GOAL ▸
Skip the pictures and quote all of the lines exactly.

SUPPLIED INFORMATION ▸
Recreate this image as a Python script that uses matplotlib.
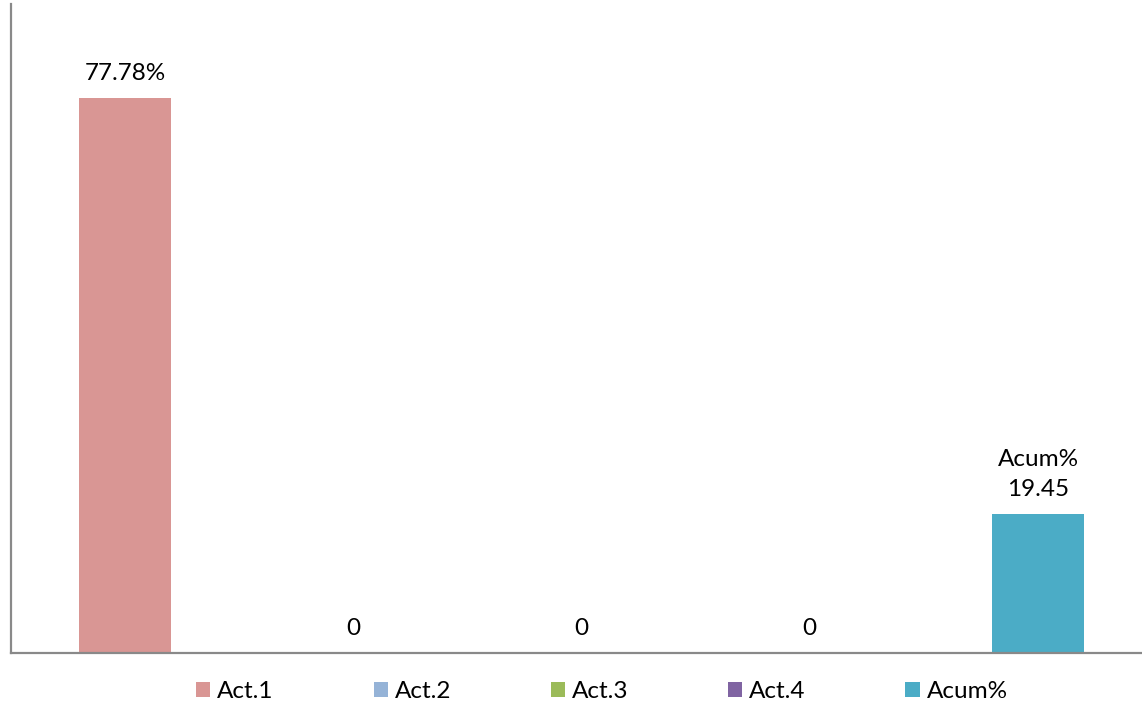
import matplotlib
matplotlib.use("Agg")
import matplotlib.pyplot as plt
from matplotlib.patches import Patch

categories = ["Act.1", "Act.2", "Act.3", "Act.4", "Acum%"]
values = [77.78, 0, 0, 0, 19.45]
labels = ["77.78%", "0", "0", "0", "Acum%\n19.45"]
colors = ["#D99694", "#95B3D7", "#9BBB59", "#8064A2", "#4BACC6"]

plt.rcParams['font.family'] = ['Lato', 'DejaVu Sans']

W, H = 1142, 704
fig = plt.figure(figsize=(W / 100, H / 100), dpi=100)
left_px, right_px, bottom_px, top_px = 10.9, 1142, 653, 4
ax = fig.add_axes([left_px / W, 1 - bottom_px / H, (right_px - left_px) / W, (bottom_px - top_px) / H])

x = list(range(len(categories)))
bars = ax.bar(x, values, width=0.403, color=colors)

ax.set_xlim(-0.5, -0.5 + (right_px - left_px) / 228.25)
ax.set_ylim(0, (bottom_px - top_px) / 7.135)

for xi, v, lab in zip(x, values, labels):
    ax.annotate(lab, (xi, v), xytext=(0, 10), textcoords="offset points",
                ha="center", va="bottom", fontsize=17.5, color="black",
                linespacing=1.52)

for s in ["top", "right"]:
    ax.spines[s].set_visible(False)
for s in ["left", "bottom"]:
    ax.spines[s].set_color("#898989")
    ax.spines[s].set_linewidth(1.6)
ax.set_xticks([])
ax.set_yticks([])

handles = [Patch(facecolor=c, edgecolor="none") for c in colors]
fig.legend(handles, categories, loc="center", bbox_to_anchor=(602 / W, 1 - 692 / H),
           ncol=5, frameon=False, fontsize=17.5, handlelength=0.58, handleheight=0.58,
           handletextpad=0.29, columnspacing=4.1)

fig.savefig("out.png", dpi=100)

ANSWER TO THIS TASK ▸
Recreate this image as a Python script that uses matplotlib.
import matplotlib
matplotlib.use("Agg")
import matplotlib.pyplot as plt
from matplotlib.patches import Patch

categories = ["Act.1", "Act.2", "Act.3", "Act.4", "Acum%"]
values = [77.78, 0, 0, 0, 19.45]
labels = ["77.78%", "0", "0", "0", "Acum%\n19.45"]
colors = ["#D99694", "#95B3D7", "#9BBB59", "#8064A2", "#4BACC6"]

plt.rcParams['font.family'] = ['Lato', 'DejaVu Sans']

W, H = 1142, 704
fig = plt.figure(figsize=(W / 100, H / 100), dpi=100)
left_px, right_px, bottom_px, top_px = 10.9, 1142, 653, 4
ax = fig.add_axes([left_px / W, 1 - bottom_px / H, (right_px - left_px) / W, (bottom_px - top_px) / H])

x = list(range(len(categories)))
bars = ax.bar(x, values, width=0.403, color=colors)

ax.set_xlim(-0.5, -0.5 + (right_px - left_px) / 228.25)
ax.set_ylim(0, (bottom_px - top_px) / 7.135)

for xi, v, lab in zip(x, values, labels):
    ax.annotate(lab, (xi, v), xytext=(0, 10), textcoords="offset points",
                ha="center", va="bottom", fontsize=17.5, color="black",
                linespacing=1.52)

for s in ["top", "right"]:
    ax.spines[s].set_visible(False)
for s in ["left", "bottom"]:
    ax.spines[s].set_color("#898989")
    ax.spines[s].set_linewidth(1.6)
ax.set_xticks([])
ax.set_yticks([])

handles = [Patch(facecolor=c, edgecolor="none") for c in colors]
fig.legend(handles, categories, loc="center", bbox_to_anchor=(602 / W, 1 - 692 / H),
           ncol=5, frameon=False, fontsize=17.5, handlelength=0.58, handleheight=0.58,
           handletextpad=0.29, columnspacing=4.1)

fig.savefig("out.png", dpi=100)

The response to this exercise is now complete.